### The request
Restate the data exactly as given and keep the pictures out.

### Material
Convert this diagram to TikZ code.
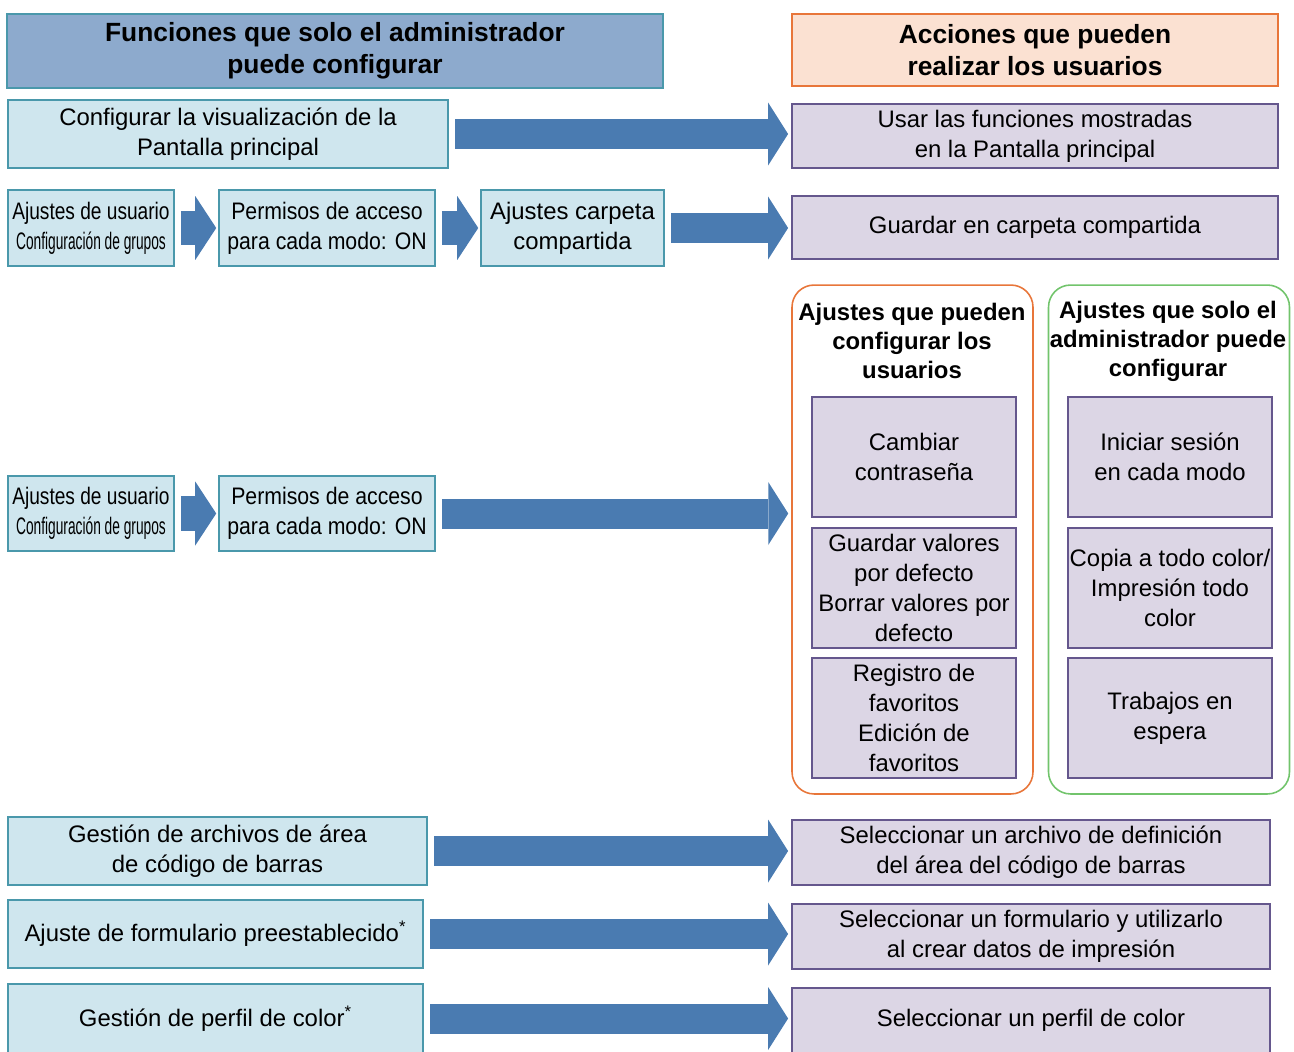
\documentclass[tikz,border=0pt]{standalone}
\usepackage{fontspec}
\usepackage{graphicx}
\setmainfont{Liberation Sans}
\usetikzlibrary{arrows.meta}

\definecolor{hdrblue}{HTML}{8DAACD}
\definecolor{hdrpeach}{HTML}{FBE1D2}
\definecolor{boxcyan}{HTML}{CFE6EE}
\definecolor{tealline}{HTML}{4A98AB}
\definecolor{lavender}{HTML}{DCD6E5}
\definecolor{purpleline}{HTML}{65578D}
\definecolor{orangeline}{HTML}{E8763A}
\definecolor{greenline}{HTML}{72C46C}
\definecolor{arrowblue}{HTML}{4A7BB1}

\newcommand{\squeeze}[2]{\scalebox{#1}[1]{#2}}

\begin{document}
\begin{tikzpicture}[x=0.02cm,y=-0.02cm,
  every node/.style={font=\fontsize{13.6}{17}\selectfont,align=center,inner sep=1pt},
  adminbox/.style={draw=tealline,line width=0.9pt,fill=boxcyan},
  userbox/.style={draw=purpleline,line width=1.1pt,fill=lavender},
  settingbox/.style={userbox,minimum width=4.08cm,minimum height=2.4cm},
  groupbox/.style={rounded corners=0.44cm,line width=0.9pt,minimum width=4.82cm,minimum height=10.18cm},
  bigarrow/.style={arrowblue,line width=0.6cm,-{Triangle[length=0.4cm,width=1.26cm,line width=0pt]},shorten <=0.13cm,shorten >=0.06cm},
  smallarrow/.style={arrowblue,line width=0.7cm,-{Triangle[length=0.42cm,width=1.28cm,line width=0pt]},shorten <=0.12cm,shorten >=0.04cm}]
  \useasboundingbox (0,0) rectangle (1294,1051);
  \clip (0,0) rectangle (1294,1051);

  % column headers
  \node[draw=tealline,line width=0.9pt,fill=hdrblue,minimum width=13.12cm,minimum height=1.48cm,
        font=\fontsize{15}{18}\selectfont\bfseries] (admin) at (335,51)
        {Funciones que solo el administrador\\puede configurar};
  \node[draw=orangeline,line width=0.9pt,fill=hdrpeach,minimum width=9.72cm,minimum height=1.44cm,
        font=\fontsize{15}{18}\selectfont\bfseries] (users) at (1035,50)
        {Acciones que pueden\\realizar los usuarios};

  % pantalla principal
  \node[adminbox,minimum width=8.8cm,minimum height=1.36cm] (pantalla) at (228,134)
        {Configurar la visualización de la\\Pantalla principal};
  \node[userbox,minimum width=9.72cm,minimum height=1.28cm] (usar) at (1035,136)
        {Usar las funciones mostradas\\en la Pantalla principal};
  \draw[bigarrow] (pantalla.east) -- (pantalla.east -| usar.west);

  % carpeta compartida
  \node[adminbox,minimum width=3.32cm,minimum height=1.52cm] (ajusr) at (91,228)
        {\squeeze{0.8}{Ajustes de usuario}\\\squeeze{0.575}{Configuración de grupos}};
  \node[adminbox,minimum width=4.32cm,minimum height=1.52cm] (permisos) at (327,228)
        {\squeeze{0.89}{Permisos de acceso}\\\squeeze{0.89}{para cada modo: ON}};
  \node[adminbox,minimum width=3.66cm,minimum height=1.52cm] (carpeta) at (572.5,228)
        {Ajustes carpeta\\compartida};
  \node[userbox,minimum width=9.72cm,minimum height=1.26cm] (guardar) at (1035,227.5)
        {Guardar en carpeta compartida};
  \draw[smallarrow] (ajusr) -- (permisos);
  \draw[smallarrow] (permisos) -- (carpeta);
  \draw[bigarrow] (carpeta.east) -- (carpeta.east -| guardar.west);

  % ajustes por modo
  \node[adminbox,minimum width=3.32cm,minimum height=1.5cm] (ajusrb) at (91,513.5)
        {\squeeze{0.8}{Ajustes de usuario}\\\squeeze{0.575}{Configuración de grupos}};
  \node[adminbox,minimum width=4.32cm,minimum height=1.5cm] (permisosb) at (327,513.5)
        {\squeeze{0.89}{Permisos de acceso}\\\squeeze{0.89}{para cada modo: ON}};
  \node[groupbox,draw=orangeline] (grpusr) at (912.5,539.5) {};
  \node[groupbox,draw=greenline] (grpadm) at (1169,539.5) {};
  \node[font=\fontsize{13.6}{16.5}\selectfont\bfseries] (grpusrt) at (912,341)
        {Ajustes que pueden\\configurar los\\usuarios};
  \node[font=\fontsize{13.6}{16.5}\selectfont\bfseries] (grpadmt) at (1168,341)
        {Ajustes que solo el\\administrador puede\\configurar};
  \node[settingbox] (cambiar) at (914,457) {Cambiar\\contraseña};
  \node[settingbox] (valores) at (914,588) {Guardar valores\\por defecto\\Borrar valores por\\defecto};
  \node[settingbox] (favoritos) at (914,718) {Registro de\\favoritos\\Edición de\\favoritos};
  \node[settingbox] (sesion) at (1170,457) {Iniciar sesión\\en cada modo};
  \node[settingbox] (todocolor) at (1170,588) {Copia a todo color/\\Impresión todo\\color};
  \node[settingbox] (espera) at (1170,718) {Trabajos en\\espera};
  \draw[smallarrow] (ajusrb) -- (permisosb);
  \draw[bigarrow] (permisosb.east) -- (permisosb.east -| grpusr.west);

  % codigo de barras
  \node[adminbox,minimum width=8.38cm,minimum height=1.36cm] (barras) at (217.5,851)
        {Gestión de archivos de área\\de código de barras};
  \node[userbox,minimum width=9.56cm,minimum height=1.3cm] (selbarras) at (1031,852.5)
        {Seleccionar un archivo de definición\\del área del código de barras};
  \draw[bigarrow] (barras.east) -- (barras.east -| selbarras.west);

  % formulario
  \node[adminbox,minimum width=8.3cm,minimum height=1.36cm] (formulario) at (215.5,934)
        {Ajuste de formulario preestablecido\textsuperscript{*}};
  \node[userbox,minimum width=9.56cm,minimum height=1.3cm] (selform) at (1031,936.5)
        {Seleccionar un formulario y utilizarlo\\al crear datos de impresión};
  \draw[bigarrow] (formulario.east) -- (formulario.east -| selform.west);

  % perfil de color
  \node[adminbox,minimum width=8.3cm,minimum height=1.38cm] (perfil) at (215.5,1018.5)
        {Gestión de perfil de color\textsuperscript{*}};
  \node[userbox,minimum width=9.56cm,minimum height=1.3cm] (selperfil) at (1031,1020.5)
        {Seleccionar un perfil de color};
  \draw[bigarrow] (perfil.east) -- (perfil.east -| selperfil.west);
\end{tikzpicture}
\end{document}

### Solution to the exercise
Convert this diagram to TikZ code.
\documentclass[tikz,border=0pt]{standalone}
\usepackage{fontspec}
\usepackage{graphicx}
\setmainfont{Liberation Sans}
\usetikzlibrary{arrows.meta}

\definecolor{hdrblue}{HTML}{8DAACD}
\definecolor{hdrpeach}{HTML}{FBE1D2}
\definecolor{boxcyan}{HTML}{CFE6EE}
\definecolor{tealline}{HTML}{4A98AB}
\definecolor{lavender}{HTML}{DCD6E5}
\definecolor{purpleline}{HTML}{65578D}
\definecolor{orangeline}{HTML}{E8763A}
\definecolor{greenline}{HTML}{72C46C}
\definecolor{arrowblue}{HTML}{4A7BB1}

\newcommand{\squeeze}[2]{\scalebox{#1}[1]{#2}}

\begin{document}
\begin{tikzpicture}[x=0.02cm,y=-0.02cm,
  every node/.style={font=\fontsize{13.6}{17}\selectfont,align=center,inner sep=1pt},
  adminbox/.style={draw=tealline,line width=0.9pt,fill=boxcyan},
  userbox/.style={draw=purpleline,line width=1.1pt,fill=lavender},
  settingbox/.style={userbox,minimum width=4.08cm,minimum height=2.4cm},
  groupbox/.style={rounded corners=0.44cm,line width=0.9pt,minimum width=4.82cm,minimum height=10.18cm},
  bigarrow/.style={arrowblue,line width=0.6cm,-{Triangle[length=0.4cm,width=1.26cm,line width=0pt]},shorten <=0.13cm,shorten >=0.06cm},
  smallarrow/.style={arrowblue,line width=0.7cm,-{Triangle[length=0.42cm,width=1.28cm,line width=0pt]},shorten <=0.12cm,shorten >=0.04cm}]
  \useasboundingbox (0,0) rectangle (1294,1051);
  \clip (0,0) rectangle (1294,1051);

  % column headers
  \node[draw=tealline,line width=0.9pt,fill=hdrblue,minimum width=13.12cm,minimum height=1.48cm,
        font=\fontsize{15}{18}\selectfont\bfseries] (admin) at (335,51)
        {Funciones que solo el administrador\\puede configurar};
  \node[draw=orangeline,line width=0.9pt,fill=hdrpeach,minimum width=9.72cm,minimum height=1.44cm,
        font=\fontsize{15}{18}\selectfont\bfseries] (users) at (1035,50)
        {Acciones que pueden\\realizar los usuarios};

  % pantalla principal
  \node[adminbox,minimum width=8.8cm,minimum height=1.36cm] (pantalla) at (228,134)
        {Configurar la visualización de la\\Pantalla principal};
  \node[userbox,minimum width=9.72cm,minimum height=1.28cm] (usar) at (1035,136)
        {Usar las funciones mostradas\\en la Pantalla principal};
  \draw[bigarrow] (pantalla.east) -- (pantalla.east -| usar.west);

  % carpeta compartida
  \node[adminbox,minimum width=3.32cm,minimum height=1.52cm] (ajusr) at (91,228)
        {\squeeze{0.8}{Ajustes de usuario}\\\squeeze{0.575}{Configuración de grupos}};
  \node[adminbox,minimum width=4.32cm,minimum height=1.52cm] (permisos) at (327,228)
        {\squeeze{0.89}{Permisos de acceso}\\\squeeze{0.89}{para cada modo: ON}};
  \node[adminbox,minimum width=3.66cm,minimum height=1.52cm] (carpeta) at (572.5,228)
        {Ajustes carpeta\\compartida};
  \node[userbox,minimum width=9.72cm,minimum height=1.26cm] (guardar) at (1035,227.5)
        {Guardar en carpeta compartida};
  \draw[smallarrow] (ajusr) -- (permisos);
  \draw[smallarrow] (permisos) -- (carpeta);
  \draw[bigarrow] (carpeta.east) -- (carpeta.east -| guardar.west);

  % ajustes por modo
  \node[adminbox,minimum width=3.32cm,minimum height=1.5cm] (ajusrb) at (91,513.5)
        {\squeeze{0.8}{Ajustes de usuario}\\\squeeze{0.575}{Configuración de grupos}};
  \node[adminbox,minimum width=4.32cm,minimum height=1.5cm] (permisosb) at (327,513.5)
        {\squeeze{0.89}{Permisos de acceso}\\\squeeze{0.89}{para cada modo: ON}};
  \node[groupbox,draw=orangeline] (grpusr) at (912.5,539.5) {};
  \node[groupbox,draw=greenline] (grpadm) at (1169,539.5) {};
  \node[font=\fontsize{13.6}{16.5}\selectfont\bfseries] (grpusrt) at (912,341)
        {Ajustes que pueden\\configurar los\\usuarios};
  \node[font=\fontsize{13.6}{16.5}\selectfont\bfseries] (grpadmt) at (1168,341)
        {Ajustes que solo el\\administrador puede\\configurar};
  \node[settingbox] (cambiar) at (914,457) {Cambiar\\contraseña};
  \node[settingbox] (valores) at (914,588) {Guardar valores\\por defecto\\Borrar valores por\\defecto};
  \node[settingbox] (favoritos) at (914,718) {Registro de\\favoritos\\Edición de\\favoritos};
  \node[settingbox] (sesion) at (1170,457) {Iniciar sesión\\en cada modo};
  \node[settingbox] (todocolor) at (1170,588) {Copia a todo color/\\Impresión todo\\color};
  \node[settingbox] (espera) at (1170,718) {Trabajos en\\espera};
  \draw[smallarrow] (ajusrb) -- (permisosb);
  \draw[bigarrow] (permisosb.east) -- (permisosb.east -| grpusr.west);

  % codigo de barras
  \node[adminbox,minimum width=8.38cm,minimum height=1.36cm] (barras) at (217.5,851)
        {Gestión de archivos de área\\de código de barras};
  \node[userbox,minimum width=9.56cm,minimum height=1.3cm] (selbarras) at (1031,852.5)
        {Seleccionar un archivo de definición\\del área del código de barras};
  \draw[bigarrow] (barras.east) -- (barras.east -| selbarras.west);

  % formulario
  \node[adminbox,minimum width=8.3cm,minimum height=1.36cm] (formulario) at (215.5,934)
        {Ajuste de formulario preestablecido\textsuperscript{*}};
  \node[userbox,minimum width=9.56cm,minimum height=1.3cm] (selform) at (1031,936.5)
        {Seleccionar un formulario y utilizarlo\\al crear datos de impresión};
  \draw[bigarrow] (formulario.east) -- (formulario.east -| selform.west);

  % perfil de color
  \node[adminbox,minimum width=8.3cm,minimum height=1.38cm] (perfil) at (215.5,1018.5)
        {Gestión de perfil de color\textsuperscript{*}};
  \node[userbox,minimum width=9.56cm,minimum height=1.3cm] (selperfil) at (1031,1020.5)
        {Seleccionar un perfil de color};
  \draw[bigarrow] (perfil.east) -- (perfil.east -| selperfil.west);
\end{tikzpicture}
\end{document}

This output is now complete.